Reproduce every line of the listing as written, apart from the pictures.
#### Supplied data
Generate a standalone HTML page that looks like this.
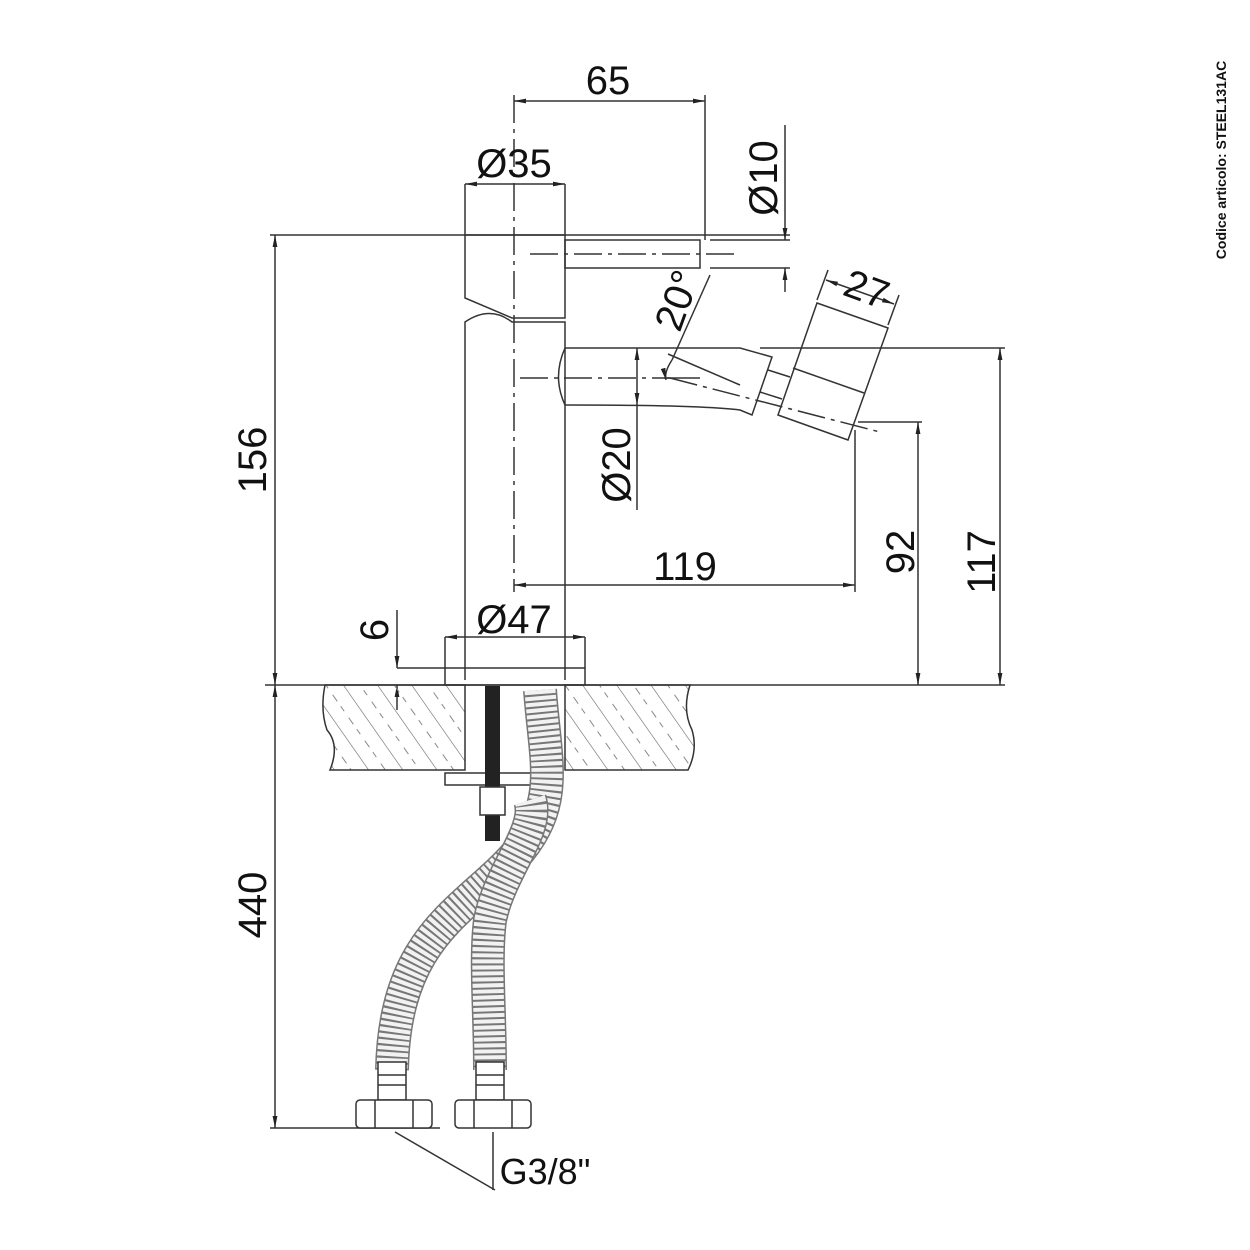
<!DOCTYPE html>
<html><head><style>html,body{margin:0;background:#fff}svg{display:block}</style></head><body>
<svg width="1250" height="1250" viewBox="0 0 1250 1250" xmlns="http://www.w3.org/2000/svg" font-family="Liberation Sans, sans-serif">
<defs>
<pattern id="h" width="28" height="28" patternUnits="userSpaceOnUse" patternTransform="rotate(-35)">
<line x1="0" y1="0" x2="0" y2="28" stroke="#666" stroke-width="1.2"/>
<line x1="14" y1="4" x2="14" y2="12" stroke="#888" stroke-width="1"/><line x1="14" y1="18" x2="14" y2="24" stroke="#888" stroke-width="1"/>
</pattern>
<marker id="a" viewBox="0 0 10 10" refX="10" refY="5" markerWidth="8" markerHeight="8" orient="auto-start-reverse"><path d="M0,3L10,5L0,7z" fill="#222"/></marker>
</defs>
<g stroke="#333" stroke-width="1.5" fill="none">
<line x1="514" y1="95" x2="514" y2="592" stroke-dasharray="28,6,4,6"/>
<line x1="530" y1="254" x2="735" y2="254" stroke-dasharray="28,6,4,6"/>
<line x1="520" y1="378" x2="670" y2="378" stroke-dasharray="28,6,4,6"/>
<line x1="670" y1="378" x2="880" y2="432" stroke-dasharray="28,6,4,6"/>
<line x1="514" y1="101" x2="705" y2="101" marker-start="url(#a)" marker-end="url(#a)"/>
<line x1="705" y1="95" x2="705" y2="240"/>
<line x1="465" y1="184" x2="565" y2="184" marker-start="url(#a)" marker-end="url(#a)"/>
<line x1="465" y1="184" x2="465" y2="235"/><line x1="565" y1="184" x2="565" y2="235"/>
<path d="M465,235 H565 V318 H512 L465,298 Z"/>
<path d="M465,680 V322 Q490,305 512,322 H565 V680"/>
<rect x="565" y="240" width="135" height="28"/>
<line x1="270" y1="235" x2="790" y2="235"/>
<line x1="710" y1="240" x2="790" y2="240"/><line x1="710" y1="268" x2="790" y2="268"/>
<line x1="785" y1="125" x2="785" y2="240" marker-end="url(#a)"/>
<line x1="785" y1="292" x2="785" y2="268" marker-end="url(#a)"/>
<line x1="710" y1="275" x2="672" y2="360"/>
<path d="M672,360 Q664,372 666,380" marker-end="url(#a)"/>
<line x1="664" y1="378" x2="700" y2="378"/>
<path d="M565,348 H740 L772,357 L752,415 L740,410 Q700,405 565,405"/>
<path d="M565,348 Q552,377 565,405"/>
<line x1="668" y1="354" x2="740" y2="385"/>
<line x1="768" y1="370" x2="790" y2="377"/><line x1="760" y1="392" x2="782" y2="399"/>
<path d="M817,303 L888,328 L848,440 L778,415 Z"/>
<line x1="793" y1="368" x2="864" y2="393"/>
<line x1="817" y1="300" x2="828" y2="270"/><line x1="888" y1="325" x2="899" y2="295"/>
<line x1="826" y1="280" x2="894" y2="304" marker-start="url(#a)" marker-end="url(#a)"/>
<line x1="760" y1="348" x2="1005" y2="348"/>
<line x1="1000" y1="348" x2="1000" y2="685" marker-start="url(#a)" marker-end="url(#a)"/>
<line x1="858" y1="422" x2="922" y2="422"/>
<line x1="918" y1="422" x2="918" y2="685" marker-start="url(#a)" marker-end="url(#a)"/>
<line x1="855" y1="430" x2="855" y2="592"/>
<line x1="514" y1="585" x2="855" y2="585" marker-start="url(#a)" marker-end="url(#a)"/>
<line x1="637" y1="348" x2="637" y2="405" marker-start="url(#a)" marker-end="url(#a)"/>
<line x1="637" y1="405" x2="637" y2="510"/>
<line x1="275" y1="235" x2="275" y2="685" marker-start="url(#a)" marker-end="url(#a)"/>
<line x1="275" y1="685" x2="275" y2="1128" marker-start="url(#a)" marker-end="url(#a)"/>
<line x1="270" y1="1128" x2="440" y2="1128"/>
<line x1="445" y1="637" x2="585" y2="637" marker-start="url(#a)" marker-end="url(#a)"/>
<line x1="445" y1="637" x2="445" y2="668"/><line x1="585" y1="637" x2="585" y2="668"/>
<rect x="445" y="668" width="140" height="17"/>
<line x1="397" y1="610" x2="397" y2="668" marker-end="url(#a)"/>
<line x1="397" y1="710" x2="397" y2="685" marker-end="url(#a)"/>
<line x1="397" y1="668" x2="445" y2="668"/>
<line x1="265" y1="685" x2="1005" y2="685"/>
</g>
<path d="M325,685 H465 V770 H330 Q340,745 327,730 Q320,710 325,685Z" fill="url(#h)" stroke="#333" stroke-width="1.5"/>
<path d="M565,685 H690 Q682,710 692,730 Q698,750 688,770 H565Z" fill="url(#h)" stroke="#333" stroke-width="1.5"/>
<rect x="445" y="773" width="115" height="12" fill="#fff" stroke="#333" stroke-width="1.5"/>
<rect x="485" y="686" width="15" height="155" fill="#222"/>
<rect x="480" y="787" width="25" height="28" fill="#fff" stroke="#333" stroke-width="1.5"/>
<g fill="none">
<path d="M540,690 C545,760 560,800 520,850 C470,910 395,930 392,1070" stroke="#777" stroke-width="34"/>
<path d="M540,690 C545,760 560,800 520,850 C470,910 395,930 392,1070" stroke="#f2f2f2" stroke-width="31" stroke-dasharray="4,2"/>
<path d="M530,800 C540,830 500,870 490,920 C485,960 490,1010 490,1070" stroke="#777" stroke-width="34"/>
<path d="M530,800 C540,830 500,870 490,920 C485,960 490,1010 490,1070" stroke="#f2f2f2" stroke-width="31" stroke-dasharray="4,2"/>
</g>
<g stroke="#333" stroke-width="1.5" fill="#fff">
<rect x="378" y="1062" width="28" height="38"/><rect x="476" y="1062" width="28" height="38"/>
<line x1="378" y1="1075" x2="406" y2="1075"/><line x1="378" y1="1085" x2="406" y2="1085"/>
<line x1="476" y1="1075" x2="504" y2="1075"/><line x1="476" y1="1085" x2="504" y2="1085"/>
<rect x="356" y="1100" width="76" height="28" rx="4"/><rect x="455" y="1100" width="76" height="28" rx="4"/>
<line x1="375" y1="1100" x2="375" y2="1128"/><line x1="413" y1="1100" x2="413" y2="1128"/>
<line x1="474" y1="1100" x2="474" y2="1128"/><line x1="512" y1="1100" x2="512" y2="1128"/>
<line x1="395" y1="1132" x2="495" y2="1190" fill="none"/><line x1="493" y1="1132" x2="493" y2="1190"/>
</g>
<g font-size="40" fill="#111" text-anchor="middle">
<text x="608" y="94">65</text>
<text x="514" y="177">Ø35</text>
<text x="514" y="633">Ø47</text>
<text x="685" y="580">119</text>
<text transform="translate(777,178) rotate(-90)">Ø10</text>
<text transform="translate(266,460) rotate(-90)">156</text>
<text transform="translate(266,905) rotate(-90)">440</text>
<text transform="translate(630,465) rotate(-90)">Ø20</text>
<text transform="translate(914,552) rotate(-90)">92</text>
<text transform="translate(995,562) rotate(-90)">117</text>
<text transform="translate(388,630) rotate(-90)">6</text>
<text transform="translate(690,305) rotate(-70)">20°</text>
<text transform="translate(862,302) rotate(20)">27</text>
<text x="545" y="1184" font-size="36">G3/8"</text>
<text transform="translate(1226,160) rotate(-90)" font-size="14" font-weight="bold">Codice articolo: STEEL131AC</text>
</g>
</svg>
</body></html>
########
- [Task solution]:
Generate a standalone HTML page that looks like this.
<!DOCTYPE html>
<html><head><style>html,body{margin:0;background:#fff}svg{display:block}</style></head><body>
<svg width="1250" height="1250" viewBox="0 0 1250 1250" xmlns="http://www.w3.org/2000/svg" font-family="Liberation Sans, sans-serif">
<defs>
<pattern id="h" width="28" height="28" patternUnits="userSpaceOnUse" patternTransform="rotate(-35)">
<line x1="0" y1="0" x2="0" y2="28" stroke="#666" stroke-width="1.2"/>
<line x1="14" y1="4" x2="14" y2="12" stroke="#888" stroke-width="1"/><line x1="14" y1="18" x2="14" y2="24" stroke="#888" stroke-width="1"/>
</pattern>
<marker id="a" viewBox="0 0 10 10" refX="10" refY="5" markerWidth="8" markerHeight="8" orient="auto-start-reverse"><path d="M0,3L10,5L0,7z" fill="#222"/></marker>
</defs>
<g stroke="#333" stroke-width="1.5" fill="none">
<line x1="514" y1="95" x2="514" y2="592" stroke-dasharray="28,6,4,6"/>
<line x1="530" y1="254" x2="735" y2="254" stroke-dasharray="28,6,4,6"/>
<line x1="520" y1="378" x2="670" y2="378" stroke-dasharray="28,6,4,6"/>
<line x1="670" y1="378" x2="880" y2="432" stroke-dasharray="28,6,4,6"/>
<line x1="514" y1="101" x2="705" y2="101" marker-start="url(#a)" marker-end="url(#a)"/>
<line x1="705" y1="95" x2="705" y2="240"/>
<line x1="465" y1="184" x2="565" y2="184" marker-start="url(#a)" marker-end="url(#a)"/>
<line x1="465" y1="184" x2="465" y2="235"/><line x1="565" y1="184" x2="565" y2="235"/>
<path d="M465,235 H565 V318 H512 L465,298 Z"/>
<path d="M465,680 V322 Q490,305 512,322 H565 V680"/>
<rect x="565" y="240" width="135" height="28"/>
<line x1="270" y1="235" x2="790" y2="235"/>
<line x1="710" y1="240" x2="790" y2="240"/><line x1="710" y1="268" x2="790" y2="268"/>
<line x1="785" y1="125" x2="785" y2="240" marker-end="url(#a)"/>
<line x1="785" y1="292" x2="785" y2="268" marker-end="url(#a)"/>
<line x1="710" y1="275" x2="672" y2="360"/>
<path d="M672,360 Q664,372 666,380" marker-end="url(#a)"/>
<line x1="664" y1="378" x2="700" y2="378"/>
<path d="M565,348 H740 L772,357 L752,415 L740,410 Q700,405 565,405"/>
<path d="M565,348 Q552,377 565,405"/>
<line x1="668" y1="354" x2="740" y2="385"/>
<line x1="768" y1="370" x2="790" y2="377"/><line x1="760" y1="392" x2="782" y2="399"/>
<path d="M817,303 L888,328 L848,440 L778,415 Z"/>
<line x1="793" y1="368" x2="864" y2="393"/>
<line x1="817" y1="300" x2="828" y2="270"/><line x1="888" y1="325" x2="899" y2="295"/>
<line x1="826" y1="280" x2="894" y2="304" marker-start="url(#a)" marker-end="url(#a)"/>
<line x1="760" y1="348" x2="1005" y2="348"/>
<line x1="1000" y1="348" x2="1000" y2="685" marker-start="url(#a)" marker-end="url(#a)"/>
<line x1="858" y1="422" x2="922" y2="422"/>
<line x1="918" y1="422" x2="918" y2="685" marker-start="url(#a)" marker-end="url(#a)"/>
<line x1="855" y1="430" x2="855" y2="592"/>
<line x1="514" y1="585" x2="855" y2="585" marker-start="url(#a)" marker-end="url(#a)"/>
<line x1="637" y1="348" x2="637" y2="405" marker-start="url(#a)" marker-end="url(#a)"/>
<line x1="637" y1="405" x2="637" y2="510"/>
<line x1="275" y1="235" x2="275" y2="685" marker-start="url(#a)" marker-end="url(#a)"/>
<line x1="275" y1="685" x2="275" y2="1128" marker-start="url(#a)" marker-end="url(#a)"/>
<line x1="270" y1="1128" x2="440" y2="1128"/>
<line x1="445" y1="637" x2="585" y2="637" marker-start="url(#a)" marker-end="url(#a)"/>
<line x1="445" y1="637" x2="445" y2="668"/><line x1="585" y1="637" x2="585" y2="668"/>
<rect x="445" y="668" width="140" height="17"/>
<line x1="397" y1="610" x2="397" y2="668" marker-end="url(#a)"/>
<line x1="397" y1="710" x2="397" y2="685" marker-end="url(#a)"/>
<line x1="397" y1="668" x2="445" y2="668"/>
<line x1="265" y1="685" x2="1005" y2="685"/>
</g>
<path d="M325,685 H465 V770 H330 Q340,745 327,730 Q320,710 325,685Z" fill="url(#h)" stroke="#333" stroke-width="1.5"/>
<path d="M565,685 H690 Q682,710 692,730 Q698,750 688,770 H565Z" fill="url(#h)" stroke="#333" stroke-width="1.5"/>
<rect x="445" y="773" width="115" height="12" fill="#fff" stroke="#333" stroke-width="1.5"/>
<rect x="485" y="686" width="15" height="155" fill="#222"/>
<rect x="480" y="787" width="25" height="28" fill="#fff" stroke="#333" stroke-width="1.5"/>
<g fill="none">
<path d="M540,690 C545,760 560,800 520,850 C470,910 395,930 392,1070" stroke="#777" stroke-width="34"/>
<path d="M540,690 C545,760 560,800 520,850 C470,910 395,930 392,1070" stroke="#f2f2f2" stroke-width="31" stroke-dasharray="4,2"/>
<path d="M530,800 C540,830 500,870 490,920 C485,960 490,1010 490,1070" stroke="#777" stroke-width="34"/>
<path d="M530,800 C540,830 500,870 490,920 C485,960 490,1010 490,1070" stroke="#f2f2f2" stroke-width="31" stroke-dasharray="4,2"/>
</g>
<g stroke="#333" stroke-width="1.5" fill="#fff">
<rect x="378" y="1062" width="28" height="38"/><rect x="476" y="1062" width="28" height="38"/>
<line x1="378" y1="1075" x2="406" y2="1075"/><line x1="378" y1="1085" x2="406" y2="1085"/>
<line x1="476" y1="1075" x2="504" y2="1075"/><line x1="476" y1="1085" x2="504" y2="1085"/>
<rect x="356" y="1100" width="76" height="28" rx="4"/><rect x="455" y="1100" width="76" height="28" rx="4"/>
<line x1="375" y1="1100" x2="375" y2="1128"/><line x1="413" y1="1100" x2="413" y2="1128"/>
<line x1="474" y1="1100" x2="474" y2="1128"/><line x1="512" y1="1100" x2="512" y2="1128"/>
<line x1="395" y1="1132" x2="495" y2="1190" fill="none"/><line x1="493" y1="1132" x2="493" y2="1190"/>
</g>
<g font-size="40" fill="#111" text-anchor="middle">
<text x="608" y="94">65</text>
<text x="514" y="177">Ø35</text>
<text x="514" y="633">Ø47</text>
<text x="685" y="580">119</text>
<text transform="translate(777,178) rotate(-90)">Ø10</text>
<text transform="translate(266,460) rotate(-90)">156</text>
<text transform="translate(266,905) rotate(-90)">440</text>
<text transform="translate(630,465) rotate(-90)">Ø20</text>
<text transform="translate(914,552) rotate(-90)">92</text>
<text transform="translate(995,562) rotate(-90)">117</text>
<text transform="translate(388,630) rotate(-90)">6</text>
<text transform="translate(690,305) rotate(-70)">20°</text>
<text transform="translate(862,302) rotate(20)">27</text>
<text x="545" y="1184" font-size="36">G3/8"</text>
<text transform="translate(1226,160) rotate(-90)" font-size="14" font-weight="bold">Codice articolo: STEEL131AC</text>
</g>
</svg>
</body></html>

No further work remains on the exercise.